WHAT YOU NEED TO DO — Starting at the first line of the data, print each line verbatim up to and including the line bearing "function errData(xs, ys, es)", omitting pictures.

★ ★ ★ ★ ★ ★ ★

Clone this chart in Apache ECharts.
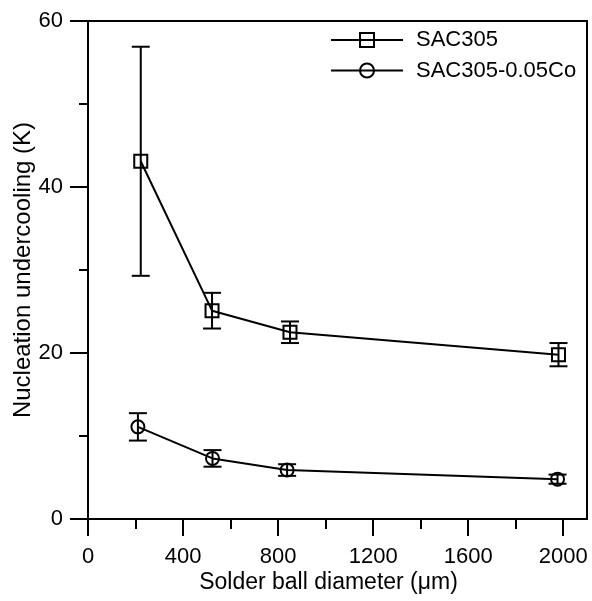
<!DOCTYPE html>
<html>
<head>
<meta charset="utf-8">
<script src="https://cdn.jsdelivr.net/npm/echarts@6/dist/echarts.min.js"></script>
<style>html,body{margin:0;padding:0;background:#fff}#c{width:592px;height:601px}</style>
</head>
<body>
<div id="c"></div>
<script>
// Data
var seriesNames = ['SAC305', 'SAC305-0.05Co'];
var sacX = [222, 522, 850, 1980];
var sacY = [43.1, 25.1, 22.5, 19.8];
var sacErr = [13.8, 2.15, 1.3, 1.4];
var coX = [210, 524, 838, 1976];
var coY = [11.1, 7.3, 5.9, 4.8];
var coErr = [1.65, 1.0, 0.7, 0.55];
var xTicks = [0, 400, 800, 1200, 1600, 2000];
var xMinorTicks = [200, 600, 1000, 1400, 1800];
var yTicks = [0, 20, 40, 60];
var yMinorTicks = [10, 30, 50];

var FONT = '"Liberation Sans", Arial, sans-serif';

function pairs(xs, ys) { return xs.map(function (x, i) { return [x, ys[i]]; }); }
function errData(xs, ys, es) { return xs.map(function (x, i) { return [x, ys[i] - es[i], ys[i] + es[i]]; }); }

function errRender(params, api) {
  var x = api.value(0), lo = api.value(1), hi = api.value(2);
  var p1 = api.coord([x, lo]), p2 = api.coord([x, hi]);
  var hw = 9;
  var st = { stroke: '#000', lineWidth: 2 };
  return {
    type: 'group',
    children: [
      { type: 'line', shape: { x1: p1[0], y1: p1[1], x2: p2[0], y2: p2[1] }, style: st },
      { type: 'line', shape: { x1: p1[0] - hw, y1: p1[1], x2: p1[0] + hw, y2: p1[1] }, style: st },
      { type: 'line', shape: { x1: p2[0] - hw, y1: p2[1], x2: p2[0] + hw, y2: p2[1] }, style: st }
    ]
  };
}

var tickLine = { color: '#000', width: 2 };
var gridBox = { left: 88, right: 5, top: 21, bottom: 82, containLabel: false, outerBoundsMode: 'none' };
var chart = echarts.init(document.getElementById('c'), null, { renderer: 'canvas' });
chart.setOption({
  animation: false,
  backgroundColor: '#fff',
  grid: [
    Object.assign({ show: true, borderColor: '#000', borderWidth: 2 }, gridBox),
    Object.assign({ show: false }, gridBox)
  ],
  legend: {
    data: seriesNames,
    top: 24, left: 325, orient: 'vertical',
    itemWidth: 72, itemHeight: 17.5, itemGap: 8.5,
    textStyle: { fontFamily: FONT, fontSize: 22, color: '#000', padding: [0, 0, 0, 8] }
  },
  xAxis: [{
    type: 'value', min: 0, max: 2100, gridIndex: 0, position: 'bottom',
    name: 'Solder ball diameter (μm)', nameLocation: 'middle', nameGap: 52, nameMoveOverlap: false,
    nameTextStyle: { fontFamily: FONT, fontSize: 23, color: '#000', padding: [0, 18, 0, 0] },
    axisLine: { show: true, onZero: false, lineStyle: { color: '#000', width: 2 } },
    axisTick: { show: true, inside: false, length: 17, customValues: xTicks, lineStyle: tickLine },
    splitLine: { show: false },
    axisLabel: { fontFamily: FONT, fontSize: 22, color: '#000', margin: 27, customValues: xTicks,
      formatter: function (v) { return String(v); } }
  }, {
    type: 'value', min: 0, max: 2100, gridIndex: 1, position: 'bottom',
    axisLine: { show: false, onZero: false },
    axisTick: { show: true, inside: false, length: 10, customValues: xMinorTicks, lineStyle: tickLine },
    splitLine: { show: false },
    axisLabel: { show: false }
  }],
  yAxis: [{
    type: 'value', min: 0, max: 60, gridIndex: 0, position: 'left',
    name: 'Nucleation undercooling (K)', nameLocation: 'middle', nameGap: 53, nameMoveOverlap: false,
    nameTextStyle: { fontFamily: FONT, fontSize: 24, color: '#000' },
    axisLine: { show: true, onZero: false, lineStyle: { color: '#000', width: 2 } },
    axisTick: { show: true, inside: false, length: 18, customValues: yTicks, lineStyle: tickLine },
    splitLine: { show: false },
    axisLabel: { fontFamily: FONT, fontSize: 22, color: '#000', margin: 25, customValues: yTicks,
      formatter: function (v) { return String(v); } }
  }, {
    type: 'value', min: 0, max: 60, gridIndex: 1, position: 'left',
    axisLine: { show: false, onZero: false },
    axisTick: { show: true, inside: false, length: 9, customValues: yMinorTicks, lineStyle: tickLine },
    splitLine: { show: false },
    axisLabel: { show: false }
  }],
  series: [
    {
      name: seriesNames[0], type: 'line', data: pairs(sacX, sacY), xAxisIndex: 0, yAxisIndex: 0,
      symbol: 'rect', symbolSize: 13,
      itemStyle: { color: 'rgba(0,0,0,0)', borderColor: '#000', borderWidth: 2 },
      lineStyle: { color: '#000', width: 2 }, z: 3
    },
    {
      name: seriesNames[1], type: 'line', data: pairs(coX, coY), xAxisIndex: 0, yAxisIndex: 0,
      symbol: 'circle', symbolSize: 13,
      itemStyle: { color: 'rgba(0,0,0,0)', borderColor: '#000', borderWidth: 2 },
      lineStyle: { color: '#000', width: 2 }, z: 3
    },
    { type: 'custom', renderItem: errRender, data: errData(sacX, sacY, sacErr), xAxisIndex: 0, yAxisIndex: 0, z: 4, encode: { x: 0, y: [1, 2] } },
    { type: 'custom', renderItem: errRender, data: errData(coX, coY, coErr), xAxisIndex: 0, yAxisIndex: 0, z: 4, encode: { x: 0, y: [1, 2] } }
  ]
});
</script>
</body>
</html>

★ ★ ★ ★ ★ ★ ★

EXERCISE OUTPUT —
Clone this chart in Apache ECharts.
<!DOCTYPE html>
<html>
<head>
<meta charset="utf-8">
<script src="https://cdn.jsdelivr.net/npm/echarts@6/dist/echarts.min.js"></script>
<style>html,body{margin:0;padding:0;background:#fff}#c{width:592px;height:601px}</style>
</head>
<body>
<div id="c"></div>
<script>
// Data
var seriesNames = ['SAC305', 'SAC305-0.05Co'];
var sacX = [222, 522, 850, 1980];
var sacY = [43.1, 25.1, 22.5, 19.8];
var sacErr = [13.8, 2.15, 1.3, 1.4];
var coX = [210, 524, 838, 1976];
var coY = [11.1, 7.3, 5.9, 4.8];
var coErr = [1.65, 1.0, 0.7, 0.55];
var xTicks = [0, 400, 800, 1200, 1600, 2000];
var xMinorTicks = [200, 600, 1000, 1400, 1800];
var yTicks = [0, 20, 40, 60];
var yMinorTicks = [10, 30, 50];

var FONT = '"Liberation Sans", Arial, sans-serif';

function pairs(xs, ys) { return xs.map(function (x, i) { return [x, ys[i]]; }); }
function errData(xs, ys, es) { return xs.map(function (x, i) { return [x, ys[i] - es[i], ys[i] + es[i]]; }); }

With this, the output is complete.